Estertores tridimensionales En los años 80, el reaganismo,
tan proclive a recrear por métodos artificiales lo que en los
años 50 aparecía como necesario (con el extraño
resultado de convertir el sueño americano en una pesadilla),
tuvo un intento de recrear, también, la necesidad del cine en
3D.
La película -su título, su asunto, su director,
sus actores-, que naturalmente también llegó a la
Argentina, perdura menos que la imagen del mismo Reagan yendo al estreno,
calzándose los ridículos anteojos, y menos, también,
que la imagen de una mujer tendiendo la ropa, el viento haciendo flamear
una sábana blanca y la sábana saliéndose
de la pantalla, rozando como un mono salvaje la cabeza de los espectadores.

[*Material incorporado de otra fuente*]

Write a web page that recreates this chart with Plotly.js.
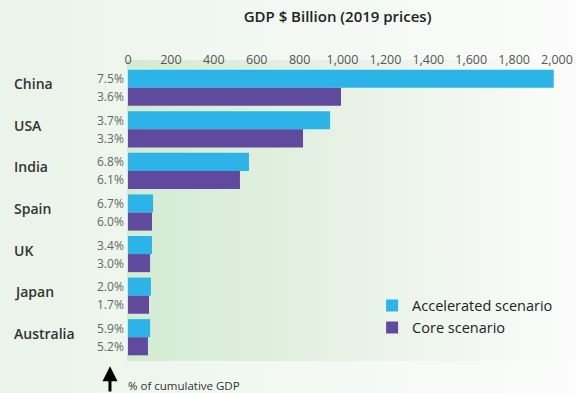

Al final, la curiosa trouvaille llegó a esa mezcla
de parque de diversiones, museo y cementerio que es Disneylandia.
En septiembre de 1986, el Disneylands Magic Eye Theater, inaugurado
unos meses antes, presentó la película Captain EO, una
multiestelar producida por George Lucas, dirigida por Francis Coppola
y protagonizada y cantada por Michael Jackson, que se proyectó
en Epcot Center a lo largo de diez años, hasta abril del 97.
Conceptualmente -por llamarlo de alguna manera-, la película
se presenta como una versión un poco degradada, es cierto, de
El submarino amarillo, con Los Beatles. Hay unos malos muy malos que
van a ser vencidos por unos buenos muy buenos que en lugar de empuñar
armas empuñan canciones.
Aquí es Jackson, en el papel del Capitán EO, quien tendrá
que vérselas con Líder Supremo, una subyugante y diabólica
mujer (¿Me encuentras hermosa?, le pregunta al Capitán
cuando éste es finalmente capturado) que, por supuesto, tiene
una misión monótona: destruir el mundo. Para ello debe,
naturalmente, destruir a EO, y EO, un poco torpe, un poco ingenuo, demasiado
bueno, es atrapado por los esbirros de la impactante mujer. Como Ulises,
lo que EO no tiene en fuerza ni en maldad lo recupera en astucia: le
ofrece a Líder Supremo, después de aceptar la sentencia
a cien años de tortura, un regalo. That is my gift to you,
le dice EO-Jackson. Y empieza la música, y empieza la batalla.
Y el poder de la música transforma a la diabólica mujer
en una hermosa reina, y el planeta, como el castillo de La Bella y la
Bestia, es ahora hermoso otra vez.
Disney, o lo que fuera que Disney sea, se pregunta entonces: ¿Quién
dijo que el rock es una mala cosa? El Capitán EO acaba de probar
que el rock puede hacer triunfar las buenas causas contra el mal.
Y agrega Disney, o lo que fuera que Disney es: Por favor, a la
salida, deje sus lentes de 3D en el recipiente de devoluciones.
Porque el ahorro, claro está, también es una buena cosa.